Page 30, I will explain the adjusted consolidated results and adjusted items on this page. First, the nine-month cumulative results on the left. The second item on the column is operating profit. From the left, adjusted operating profit was 118.8 billion yen, in adjusted items, there was a one-time loss of 70.7 billion yen from transformation activities, and the total of these is the profit for the year before adjustments. Next is the forecast for fiscal 2023 on the right. The adjusted operating profit is projected to be 320 billion yen and the adjusted profit for the year is 208 billion yen. As I explained earlier, these remain unchanged from our previous forecast. Adjustments to operating profit resulted in a loss of 70 billion yen in the results through the third quarter, but we plan for further transformation activities in the fourth quarter to offset this one-time loss. We expect that the adjusted profit for the year will remain at the previous forecast’s level of 208 billion yen.

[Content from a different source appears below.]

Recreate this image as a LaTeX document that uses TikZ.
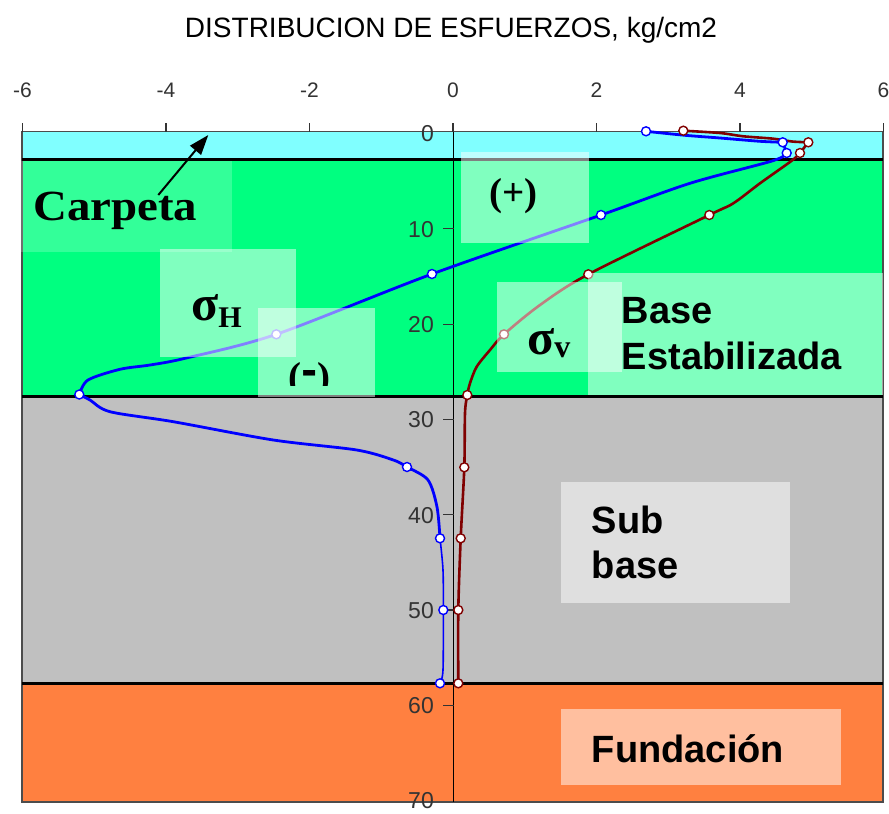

Page 31, we forecast core free cash flow of 215 billion yen. It remains unchanged from our previous forecast. Next, I will explain bringing down the investment unit price through a stock split. Page 33, today, Fujitsu decided to carry out a 1:10 stock split effective April 1, 2024. The purpose of the stock split is to improve share liquidity and further expand the investor base through bringing down the investment unit price. Through this, investment price per share will be lowered from its current price of approximately 2 million yen to approximately 200,000 yen. For details regarding this, please see the timely disclosure announced today. We will continue to implement financial measures while keeping in mind the perspective of the capital market.
This concludes my presentation on our consolidated financial results for the first nine months of fiscal 2023 and the full-year financial forecast for fiscal 2023.